El Padre, sonriendo como los que no saben o no quieren creer, le hizo al niño la pregunta a la que, no sabiendo todavía hablar, el niño respondió alzando su manecita y señalando hacia arriba, hacia abajo y alrededor, así como sabemos hacerlo nosotros cuando les enseñamos a los chicos el catecismo, diciendo; “En el cielo, en la tierra y en todo lugar”. Esto me lo contó el mismo Padre Villarubia.


¿Cómo he llegado a conseguir esto en mi parroquia? Sencillamente: enseñando y dando Ejercicios, lo uno a los niños y lo otro a los padres de los niños. Pueden hacer la prueba.

Cuando no tenía en mi curato Casa de Ejercicios arreaba con toda mi gente, una vez los hombres y otra las mujeres, a Córdoba, para asistir a tandas que allí se daban y a las que primero en orar era el cura porque los curas debemos dar el ejemplo. Allí era el llanto y crujir de dientes, pero no de despecho y desesperación como los condenados en el infierno, sino de sincera compunción y arrepentimiento.

Entre tanto, obedeciendo a órdenes mías, en todas partes del curato hasta las afueras y por el camino, se levantaban arcos de triunfo, formados por palos altísimos revestidos de ramas de follaje y flores del campo para la recepción de los ejercitantes, con los que yo mismo arribaba de vuelta, sin que uno solo se me desbandara de manada.
 Éramos recibidos por todo el pueblo. A gran distancia se destacaban grupos de jinetes todos endomingados y luciendo buenas pilchas, los que engrosaban cada vez más la turba de los convertidos. Así entrábamos al poblado en medio del azoramiento de los chicos y de la alegría de todos, los que volvían y los que debían esperar su turno para próxima tanda.

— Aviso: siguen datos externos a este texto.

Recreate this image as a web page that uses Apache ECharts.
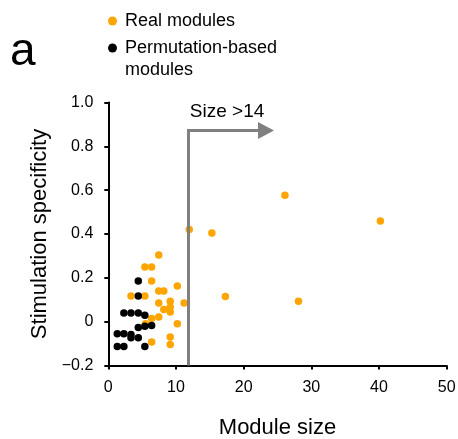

No crean ustedes que la cosa quedaba en pura ceremonia y el cura muy satisfecho con eso. ¡No! En sendas fogatas chirriaban otras tantas vacas metidas en el fuego con pezuña y todo, sahumando el pués de haber comido todos hasta hartarse, yo despedía a la paisanada con estas textuales y sacramentales palabras: “¡Bueno! Vayan no más y guárdense bien de ofender a Dios volviendo a las andadas. Ya el Cura ha hecho todo lo que estaba de su parte para que se salven si quieren. Si alguno se empeña y quiere condenarse, ¡que se lo lleven mil diablos!...”
  Más fácil, pero no menos fructuosa, fue la cosa cuando ya tuvimos acá nuestra Casa de Ejercicios, la que apenas si da abasto para contener a tantos hombres y a tanto mejererío ansioso de arreglar sus cuentas con Dios y hacer penitencia en las XXXXXXXXXXXdas de cada años y eso que se dan una tras otra. Yo creo, salvo la opinión de ustedes – aunque la experiencia me aconseja dar más fe a la mía -, que eso es lo que conviene hacer en todas partes, “ubique terrarum”: ENSEÑAR LA DOCTRINA Y DAR EJERCICIOS Y HACER ENTRAR A TODO EL MUNDO  a ellos.


Eso de los Congresos… ¡Hum!... No creo que sean ellos los que van a reformar el mundo. En ellos, por lo general, se siembran a manos llenas las mejores ideas y más lindas palabras, y, total, ¡nada entre dos platos! Cuando llega el momento de recoger los proyectos, votos y resoluciones la obra práctica transformando las palabras en hechos, el globo de las intenciones se desinfla y de su bulto no queda ni la sombra.

Así les sucedió una ocasión a los cangrejos que llegaron a percatarse de lo desairado y ridículo que resulta el que, mientras todos los animales marchan hacia delante, sólo ellos caminan para atrás. Resolvieron reunirse, como ustedes, en Congreso, parar imponer a todos los de especie un cambio inmediato de actitud. Se discutió largamente el punto, se sancionaron leyes penales para los cangrejos jóvenes que desde aquel mismo día – el de la promulgación – no caminasen para adelante. Con los viejos se adoptó un temperamento de tolerancia. Finalmente, como todo acá abajo tiene que terminar, terminó también el congreso; y los cangrejos, empezando por los más ancianos, emprendieron la retirada caminando como sabían, esto es, para atrás. Influenciados por el ejemplo o porque tampoco podían hacerlo de otra manera, los cangrejos chicos hicieron otro tanto. Caminaron para atrás y así no más siguen caminando.

De esta manera, el Cura Brochero, como“chacoteando”, nos ofrece a todos los agentes de la pastoral  un extraordinario racimo de mensajes, de fácil aplicación y de comprobada eficacia.
¿No podríamos hacer nuestra su panacea universal?